Texto pequeno, desabafo em forma de agradecimento, são tantos os níveis de abordagem que possibilita que, de cada vez que o leio, o interpreto de maneira diferente.
Gosto da coragem que revela (mas que é também um sinal dos tempos e do actual estado de graça da profissão que, em poucas décadas, passou dos confins dos restaurantes para o brilho do estrelato mediático) em ter abraçado uma carreira técnica depois de uma licenciatura em comunicação social.
Gosto das possibilidades de rápida progressão na carreira que, mesmo num restaurante de topo, a profissão possibilita aos mais talentosos e proactivos.
Mas o que me motivou a escrever foi a aparente defesa da existência de uma abordagem diferente ao mundo e às relações de trabalho, consoante o género do trabalhador.
Já tive oportunidade de tecer algumas considerações sobre o assunto na sequência do debate "Mulheres com Tomates" realizado o ano passado no âmbito da Lisbon Food Week, principalmente no que respeita à diferença de oportunidades e condições de carreira oferecidas a homens e mulheres.

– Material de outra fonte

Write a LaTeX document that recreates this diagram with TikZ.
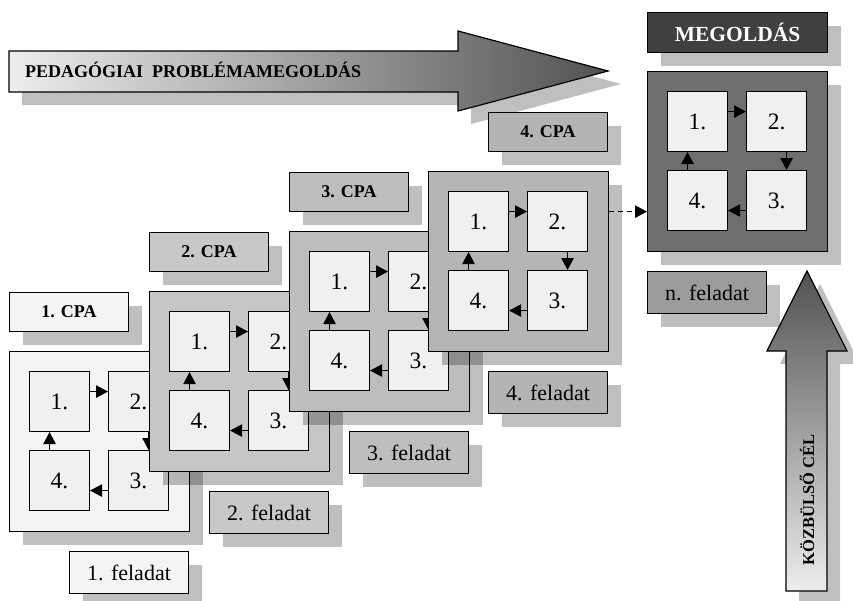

Hoje, não vou por aí. Interessa-me mais reflectir sobre a apregoada e comummente aceite diferença de visões e tratamento interpessoal e de gestão de equipas que homens e mulheres têm.
Não tenho dúvidas de que conforme o género é possível (tanto quanto as generalizações o permitem) diferenciar comportamentos, reacções, sensibilidades.
Também não tenho dúvidas de que a tradição de organização da brigada de uma cozinha (e falo essencialmente das cozinhas de topo), da hierarquização do trabalho à mecanização dos processos está historicamente enraizada num tempo em que o trabalho na mesma estava reservada a homens. Rigor, violência (pelo menos verbal), trabalho físico levado ao limite como numa espécie de bravata masculina de antes quebrar que torcer (muito do agrado das chefias que viam glorificada a sua gestão de custos e dos proprietários que assim maximizavam os lucros).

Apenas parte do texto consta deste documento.